Elevated wholesale prices continue to explain most of the price increases throughout March and into April, according to the report.
Nonetheless, sustained high retail margins remain a concern for the regulator, reflecting weak competitive dynamics identified during its 2023 market study.
Average fuel margins for supermarket and non-supermarket retailers remained at historically high levels, increasing slightly in April to 11.3 pence per litre.
The regulator noted that individual retailers followed competitors’ price increases to mitigate supply constraints and inventory pressures, rather than actively competing.
According to the CMA, supermarkets remain the cheapest places to buy fuel on average, while motorway service stations continue to charge a substantial premium.
It added that drivers can save up to £9 per tank by shopping around and using navigation apps and comparison websites backed by Fuel Finder.

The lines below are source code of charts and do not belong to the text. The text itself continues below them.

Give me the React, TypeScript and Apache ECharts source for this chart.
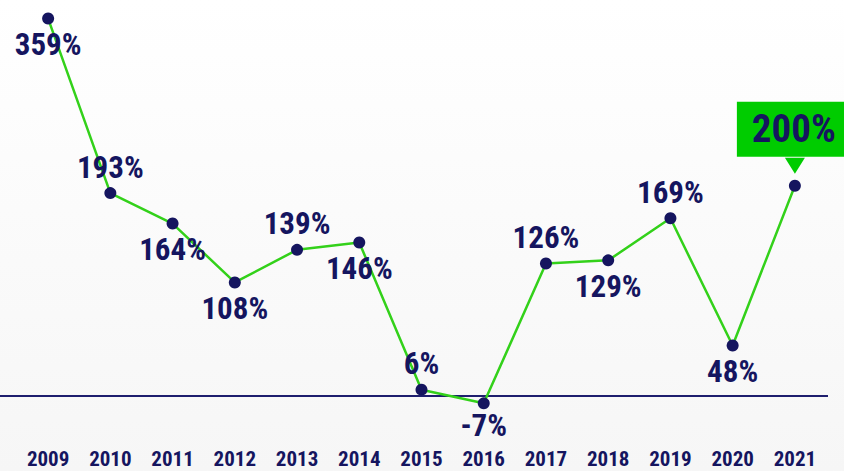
import React, { useEffect, useRef } from "react";
import * as echarts from "echarts";

const years = ["2009", "2010", "2011", "2012", "2013", "2014", "2015", "2016", "2017", "2018", "2019", "2020", "2021"];
const growth = [359, 193, 164, 108, 139, 146, 6, -7, 126, 129, 169, 48, 200];
const labelSide = ["bottom", "top", "bottom", "bottom", "top", "bottom", "top", "bottom", "top", "bottom", "top", "bottom", "top"];

const NAVY = "#15155f";
const GREEN = "#33d11a";
const BOX = "#00cc00";
const FONT = "'Liberation Sans Narrow', 'Roboto Condensed', Roboto, sans-serif";

export default function App() {
  const ref = useRef<HTMLDivElement>(null);
  useEffect(() => {
    if (!ref.current) return;
    const chart = echarts.init(ref.current, undefined, { renderer: "svg" });
    const last = growth.length - 1;
    const data = growth.map((v, i) => {
      if (i === last) {
        return {
          value: v,
          label: {
            show: true,
            position: "top",
            distance: 23,
            offset: [-1, 0],
            backgroundColor: BOX,
            padding: [8, 15, 8, 15],
            fontSize: 39,
            lineHeight: 39,
            color: NAVY,
            fontWeight: "bold",
            fontFamily: FONT,
          },
        };
      }
      return {
        value: v,
        label: { position: labelSide[i], distance: v < 0 ? 2 : 6 },
      };
    });
    chart.setOption({
      animation: false,
      backgroundColor: {
        type: "linear",
        x: 0,
        y: 0,
        x2: 0,
        y2: 1,
        colorStops: [
          { offset: 0, color: "#ffffff" },
          { offset: 1, color: "#f6f6f6" },
        ],
      },
      grid: { left: 17, right: 18, top: 7, bottom: 54, containLabel: false },
      xAxis: {
        type: "category",
        data: years,
        boundaryGap: true,
        axisLine: { show: false },
        axisTick: { show: false },
        axisLabel: {
          interval: 0,
          margin: 31,
          color: NAVY,
          fontSize: 21,
          lineHeight: 21,
          fontWeight: "bold",
          fontFamily: FONT,
        },
      },
      yAxis: {
        type: "value",
        min: -20,
        max: 370,
        show: false,
        splitLine: { show: false },
      },
      series: [
        {
          type: "line",
          data,
          z: 3,
          symbol: "circle",
          symbolSize: 12,
          itemStyle: { color: NAVY },
          lineStyle: { color: GREEN, width: 2.5 },
          label: {
            show: true,
            distance: 6,
            formatter: (p: any) => `${p.value}%`,
            color: NAVY,
            fontSize: 31,
            lineHeight: 28,
            fontWeight: "bold",
            fontFamily: FONT,
          },
          markPoint: {
            symbol: "path://M0,0 L20,0 L10,16 Z",
            symbolSize: [20, 16],
            symbolOffset: [0, -20],
            itemStyle: { color: BOX },
            label: { show: false },
            data: [{ coord: [last, growth[last]] }],
          },
        },
      ],
    });
    const y0 = chart.convertToPixel({ yAxisIndex: 0 }, 0) as number;
    chart.setOption({
      graphic: [
        {
          type: "line",
          z: 1,
          shape: { x1: 0, y1: y0, x2: 828, y2: y0 },
          style: { stroke: "#1e1e6e", lineWidth: 2 },
        },
      ],
    });
    return () => chart.dispose();
  }, []);
  return (
    <div
      ref={ref}
      style={{ position: "fixed", left: 0, top: 0, width: 844, height: 471 }}
    />
  );
}
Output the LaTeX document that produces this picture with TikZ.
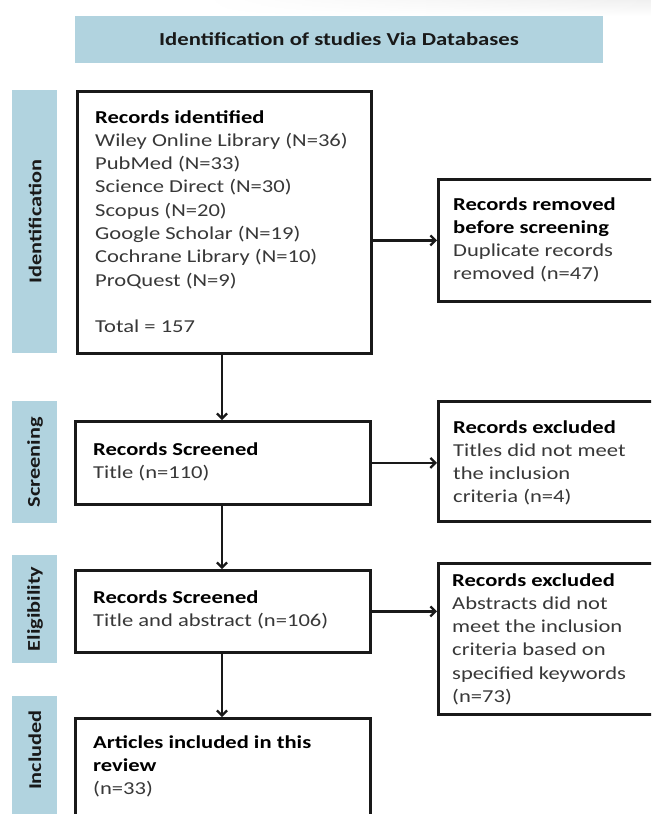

The watchdog will publish its next market update in August, covering developments until the end of June to assess if savings are passed on.
CEO of the CMA, Sarah Cardell, said: “We know prices at the pump are putting real pressure on drivers’ pockets. While our analysis shows the rise in wholesale prices is the main reason for higher fuel prices, we remain concerned about weak competition in the sector leaving drivers paying more.
“Retailers should be in no doubt that we are continuing to monitor prices and margins closely and expect any reductions in wholesale prices to be rapidly and fully passed on to drivers.”
She added: “In the meantime, Fuel Finder can help drivers save up to £9 a tank. The more motorists make use of Fuel Finder-backed services, the better it works – saving money now and driving down prices in the long run.”